Presented by Huawei

Southern African railways must accelerate the shift from GSM-R to FRMCS standard

 ·3 Nov 2023

By Guo Guoqing, President of Huawei Sub-Saharan Africa Enterprise Business.

Success in the railway industry depends on safety, reliability, and affordability, with both operators and its customers expecting flawless service – but this requires communications networks that perform to the highest level.

GSM-R, which is the current default communication platform for railway operators in the Southern African Development Community (SADC), is increasingly incapable of matching that ideal.

While the 2G-based communication standard has been used successfully for the last 20-plus years, today, the decline of GSM-R is constraining the innovation of the digital railway due to its complex, tangled architecture.

With its narrow 4 MHz bandwidth, GSM-R capacity is not large enough to meet requirements and is limiting the flexibility of services such as railway multimedia dispatching communications, railway infrastructure smart management, trackside IoT, prediction maintenance and passenger service information transmission.

Guo Guoqing, President of Huawei Sub-Saharan Africa Enterprise Business

As such, it’s vital that railway operators evolve to a new communications platform that is capable of meeting the requirements of contemporary railways. The LTE-based FRMCS is precisely that platform, particularly if it’s implemented properly.

The benefits of FRMCS, over GSM-R, are clear. Beyond doubt, we see an increase in safety, efficiency – 500km/h as opposed to 350-400km/h with GSM-R, and an increased data rate – from 9.6 Kbps with GSM-R to 100 Mbps, with the cloud-based architecture of 4G and beyond.

These benefits are further evidenced by more than 130 rail and metro lines around the world that are already utilising LTE and beyond 2 000km of track.

As such, it is clear that FRMCS is the way forward for the future of rail radio communications and a key step in rail’s digital development.

The shift to FRMCS need not be costly either, particularly for railway operators partnering with Huawei. Naturally, replacing the entire network is costly for any railway operator.

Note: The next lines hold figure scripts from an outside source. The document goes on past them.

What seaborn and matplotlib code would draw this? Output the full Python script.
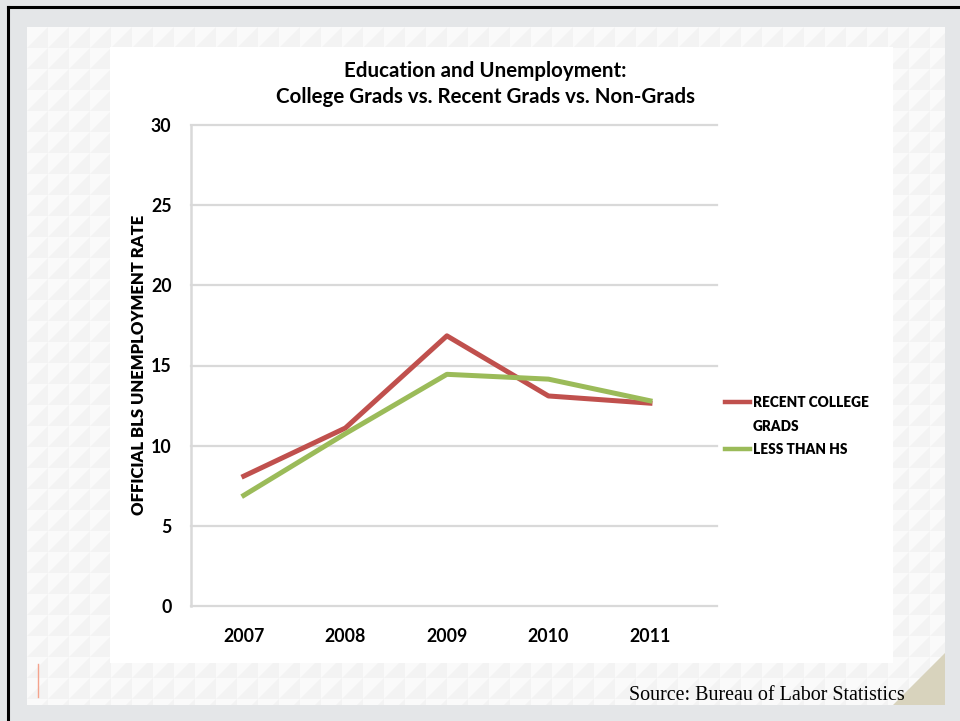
import numpy as np
import pandas as pd
import matplotlib
matplotlib.use("Agg")
import matplotlib.pyplot as plt
import seaborn as sns
from matplotlib.patches import Rectangle, Polygon
from matplotlib.collections import PolyCollection
from matplotlib.lines import Line2D

# ---- data ----
years = [2007, 2008, 2009, 2010, 2011]
recent_college_grads = [8.1, 11.1, 16.85, 13.1, 12.65]
less_than_hs = [6.9, 10.75, 14.45, 14.15, 12.8]
series_names = ["Recent College Grads", "Less Than HS"]
legend_labels = ["RECENT COLLEGE", "GRADS", "LESS THAN HS"]
y_ticks = [0, 5, 10, 15, 20, 25, 30]
title_text = "Education and Unemployment:\nCollege Grads vs. Recent Grads vs. Non-Grads"
ylabel_text = "OFFICIAL BLS UNEMPLOYMENT RATE"
source_text = "Source: Bureau of Labor Statistics"

df = pd.DataFrame({
    "Year": years + years,
    "Rate": recent_college_grads + less_than_hs,
    "Series": [series_names[0]] * len(years) + [series_names[1]] * len(years),
})

W, H = 960, 721
fig = plt.figure(figsize=(W / 100, H / 100), dpi=100)
fig.patch.set_facecolor("#e4e6e8")

def P(x, y):
    return (x / W, 1 - y / H)

def rect(x0, y0, x1, y1, **kw):
    r = Rectangle(P(x0, y1), (x1 - x0) / W, (y1 - y0) / H, transform=fig.transFigure, **kw)
    fig.patches.append(r)
    return r

# patterned area
base = rect(27, 27, 945, 705, facecolor="#f3f3f3", edgecolor="none", zorder=-9)
tris = []
cell = 21
for gx in range(27, 945, cell):
    for gy in range(27, 705, cell):
        tris.append([P(gx, gy), P(gx + cell, gy), P(gx, gy + cell)])
pc = PolyCollection(tris, facecolors="#fafafa", edgecolors="none", transform=fig.transFigure, zorder=-8)
pc.set_clip_path(base)
fig.add_artist(pc)
# white panel
rect(110, 47, 893, 663, facecolor="white", edgecolor="none", zorder=-7)
# page curl
curl = Polygon([P(893, 705), P(945, 653), P(945, 705)], closed=True, transform=fig.transFigure,
               facecolor="#d8d3bd", edgecolor="none", zorder=-6)
fig.patches.append(curl)
# small red mark
fig.add_artist(Line2D([38 / W, 38 / W], [1 - 664 / H, 1 - 697 / H], transform=fig.transFigure,
                      color="#f4a28c", lw=1.0, zorder=-5))
# black borders (top & left)
fig.add_artist(Line2D([8 / W, 8 / W], [0, 1 - 7 / H], transform=fig.transFigure, color="black", lw=2.2))
fig.add_artist(Line2D([8 / W, 1], [1 - 7 / H, 1 - 7 / H], transform=fig.transFigure, color="black", lw=2.2))

# ---- axes ----
ax_l, ax_r, ax_t, ax_b = 191, 717, 125, 606
ax = fig.add_axes([ax_l / W, 1 - ax_b / H, (ax_r - ax_l) / W, (ax_b - ax_t) / H])
ax.set_facecolor("white")

sns.lineplot(data=df, x="Year", y="Rate", hue="Series", hue_order=series_names,
             palette=["#c0504d", "#9bbb59"], linewidth=3.6, sort=False, ax=ax)

ax.set_xlim(2006.48, 2011.66)
ax.set_ylim(0, 30)
ax.set_xticks(years)
ax.set_yticks(y_ticks)
tick_font = dict(family="Lato", weight="bold", size=12.8)
ax.set_xticklabels([str(y) for y in years], fontdict=tick_font)
ax.set_yticklabels([str(t) for t in y_ticks], fontdict=tick_font)
ax.tick_params(axis="both", length=0)
ax.tick_params(axis="y", pad=14)
ax.tick_params(axis="x", pad=16)
ax.grid(axis="y", color="#d9d9d9", lw=1.6)
ax.grid(axis="x", visible=False)
ax.set_axisbelow(True)
for gl in ax.get_ygridlines():
    gl.set_clip_on(False)
for s in ["top", "right", "bottom"]:
    ax.spines[s].set_visible(False)
ax.spines["left"].set_color("#d9d9d9")
ax.spines["left"].set_linewidth(1.8)
ax.set_xlabel("")
ax.set_ylabel("")

# legend
handles = ax.get_legend().legend_handles
ax.get_legend().remove()
blank = Line2D([], [], color="none")
leg = fig.legend([handles[0], blank, handles[1]], legend_labels,
                 loc="upper left", bbox_to_anchor=P(725, 396), frameon=False,
                 prop=dict(family="Lato", weight="heavy", size=9.8),
                 handlelength=1.85, handletextpad=0.2, labelspacing=0.78, borderpad=0, borderaxespad=0)
for lh in leg.get_lines():
    lh.set_linewidth(3.2)

# title, labels
fig.text(485 / W, 1 - 84 / H, title_text, ha="center", va="center", family="Lato", weight="bold",
         size=14.8, linespacing=1.35)
fig.text(139 / W, 1 - 365 / H, ylabel_text, rotation=90, ha="center", va="center", family="Lato",
         weight="heavy", size=12.0)
fig.text(905 / W, 1 - 695 / H, source_text, ha="right", va="center", family="Liberation Serif",
         size=14.4)

fig.savefig("out.png", dpi=100, facecolor=fig.get_facecolor())
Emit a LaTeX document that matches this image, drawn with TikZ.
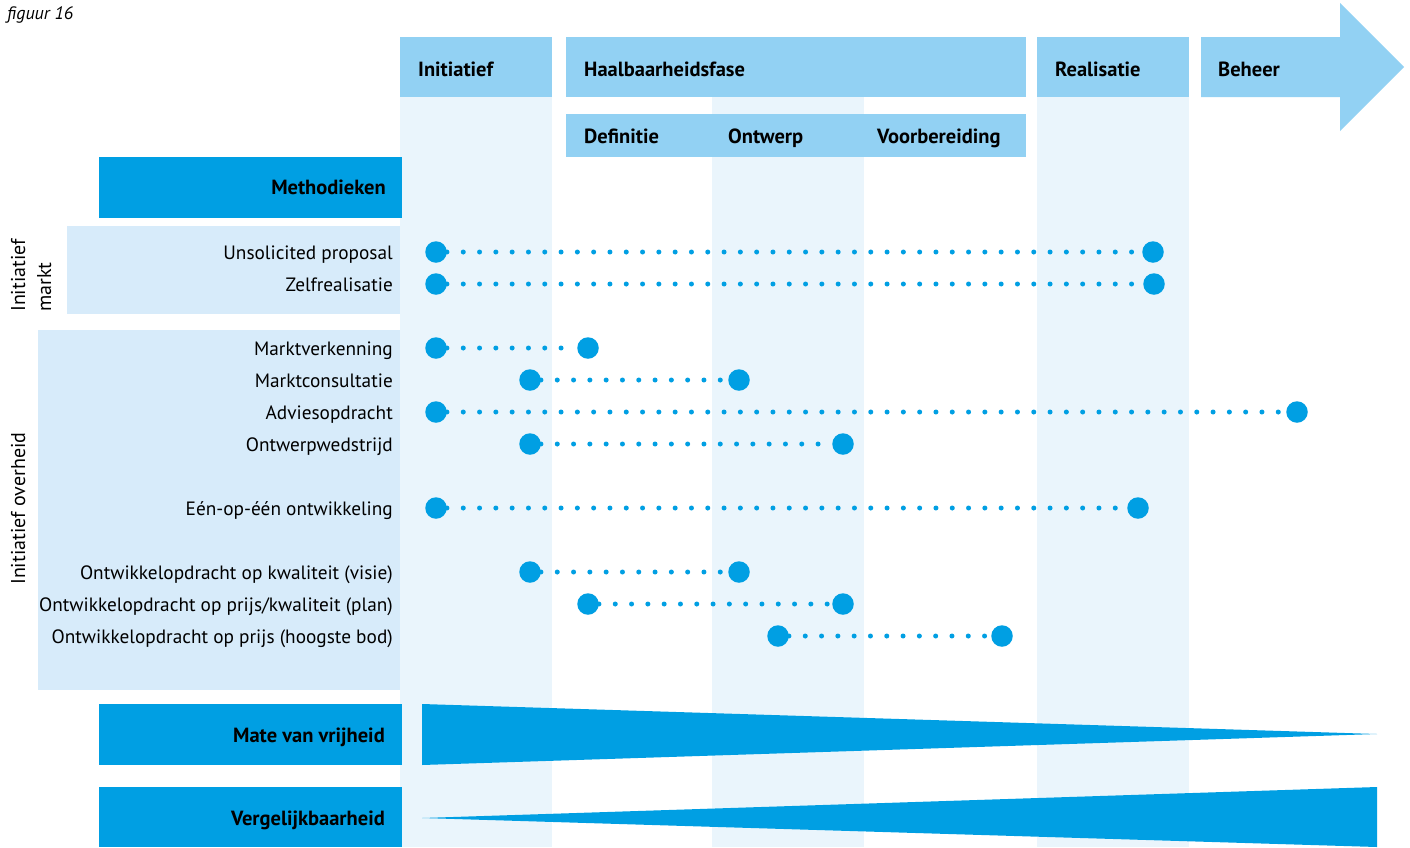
\documentclass[tikz,border=0pt]{standalone}
\usepackage{fontspec}
\setmainfont{PT Sans}
\definecolor{dblue}{HTML}{009FE3}
\definecolor{hblue}{HTML}{92D1F3}
\definecolor{colbg}{HTML}{EAF5FC}
\definecolor{bandbg}{HTML}{D7EBFA}
\tikzset{
  hdrbox/.style={fill=hblue, inner sep=0pt, anchor=north west, minimum height=60pt},
  hdrtxt/.style={anchor=base west, inner sep=0pt, font=\bfseries\fontsize{20.5}{24}\selectfont},
  darkbox/.style={fill=dblue, inner sep=0pt, anchor=north west, minimum height=61pt, minimum width=303pt},
  darktxt/.style={anchor=base east, inner sep=0pt, font=\bfseries\fontsize{20.5}{24}\selectfont},
  lbl/.style={anchor=base east, inner sep=0pt, font=\fontsize{19.3}{24}\selectfont},
  rlbl/.style={anchor=base west, rotate=90, inner sep=0pt, font=\fontsize{20}{24}\selectfont},
  bigdot/.style={circle, fill=dblue, minimum size=21.5pt, inner sep=0pt},
  dotline/.style={draw=dblue, line width=5pt, line cap=round, dash pattern=on 0pt off 16.3pt},
}
\begin{document}
\begin{tikzpicture}[x=1pt,y=-1pt]
\useasboundingbox (0,0) rectangle (1410,847);
\fill[white] (0,0) rectangle (1410,847);
% light columns
\fill[colbg] (400,97) rectangle (552,847);
\fill[colbg] (712,97) rectangle (864,847);
\fill[colbg] (1037,97) rectangle (1189,847);
% bands
\fill[bandbg] (67,226) rectangle (400,314);
\fill[bandbg] (38,330) rectangle (400,690);
% figure label
\node[anchor=base west, inner sep=0pt, font=\itshape\fontsize{18}{20}\selectfont] (fig) at (7,19) {figuur 16};
% headers
\node[hdrbox, minimum width=152pt] (hinit) at (400,37) {};
\node[hdrbox, minimum width=460pt] (hhaal) at (566,37) {};
\node[hdrbox, minimum width=152pt] (hreal) at (1037,37) {};
\fill[hblue] (1201,37) -- (1340,37) -- (1340,3) -- (1404,67) -- (1340,131) -- (1340,97) -- (1201,97) -- cycle;
\node[hdrtxt] (tinit) at (418,76) {Initiatief};
\node[hdrtxt] (thaal) at (584,76) {Haalbaarheidsfase};
\node[hdrtxt] (treal) at (1055,76) {Realisatie};
\node[hdrtxt] (tbeh) at (1218,76) {Beheer};
% sub headers
\node[fill=hblue, inner sep=0pt, anchor=north west, minimum width=460pt, minimum height=43pt] (hsub) at (566,114) {};
\node[hdrtxt] (sdef) at (584,143) {Definitie};
\node[hdrtxt] (sontw) at (728,143) {Ontwerp};
\node[hdrtxt] (svoor) at (877,143) {Voorbereiding};
% dark boxes
\node[darkbox] (meth) at (99,157) {};
\node[darkbox] (mate) at (99,704) {};
\node[darkbox, minimum height=60pt] (verg) at (99,787) {};
\node[darktxt] (tmeth) at (386,194) {Methodieken};
\node[darktxt] (tmate) at (385,742) {Mate van vrijheid};
\node[darktxt] (tverg) at (385,825) {Vergelijkbaarheid};
% wedges
\fill[dblue] (422,704) -- (1377,734) -- (422,765) -- cycle;
\fill[dblue] (422,818) -- (1377,787) -- (1377,847) -- cycle;
% rotated labels
\node[rlbl] (rm1) at (25,312) {Initiatief};
\node[rlbl] (rm2) at (51,312) {markt};
\node[rlbl] (ro1) at (25,585) {Initiatief overheid};
% row labels
\node[lbl] (l1) at (393,259) {Unsolicited proposal};
\node[lbl] (l2) at (393,291) {Zelfrealisatie};
\node[lbl] (l3) at (393,355) {Marktverkenning};
\node[lbl] (l4) at (393,387) {Marktconsultatie};
\node[lbl] (l5) at (393,419) {Adviesopdracht};
\node[lbl] (l6) at (393,451) {Ontwerpwedstrijd};
\node[lbl] (l7) at (393,515) {Eén-op-één ontwikkeling};
\node[lbl] (l8) at (393,579) {Ontwikkelopdracht op kwaliteit (visie)};
\node[lbl] (l9) at (393,611) {Ontwikkelopdracht op prijs/kwaliteit (plan)};
\node[lbl] (l10) at (393,643) {Ontwikkelopdracht op prijs (hoogste bod)};
% dots
\foreach \n/\y/\xa/\xb in {1/252/436/1153, 2/284/436/1154, 3/348/436/588, 4/380/530/739,
  5/412/436/1297, 6/444/530/843, 7/508/436/1138, 8/572/530/739, 9/604/588/843, 10/636/778/1002}{
  \node[bigdot] (s\n) at (\xa,\y) {};
  \node[bigdot] (e\n) at (\xb,\y) {};
  \draw[dotline] (s\n) -- (e\n);
}
\end{tikzpicture}
\end{document}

With this in mind, Huawei’s solution supports a smooth evolution from GSM-R to FRMCS, with flexible interworking.

This approach also mitigates the increasing costs associated with continuing to use GSM-R due to the declining supplement. Huawei’s own technologies, meanwhile, can help further drive down the costs associated with moving to FRMCS.

More particularly, technologies such as Huawei’s unique 8T8R multi-array smart antennas (see figure below) improve the coverage by 10 to 15 percent compared with the industry’s 4T4R technology, allowing for fewer base stations and cost savings.

Huawei’s unique dual-network solution at the same site also improves the reliability of the FRMCS radio network to 99.999% (Huawei unique).

As such, the value presented in upgrading software from GSM-R to LTE, becomes evident.

It is clear as rail enters the next stage in its digital development, that next-gen safety requires a next-gen communication standard.

Some would even argue that communication is the main battlefield of railway digitalisation. Knowing that, we believe broadband-based FRMCS is key in enabling railway’s digital transformation.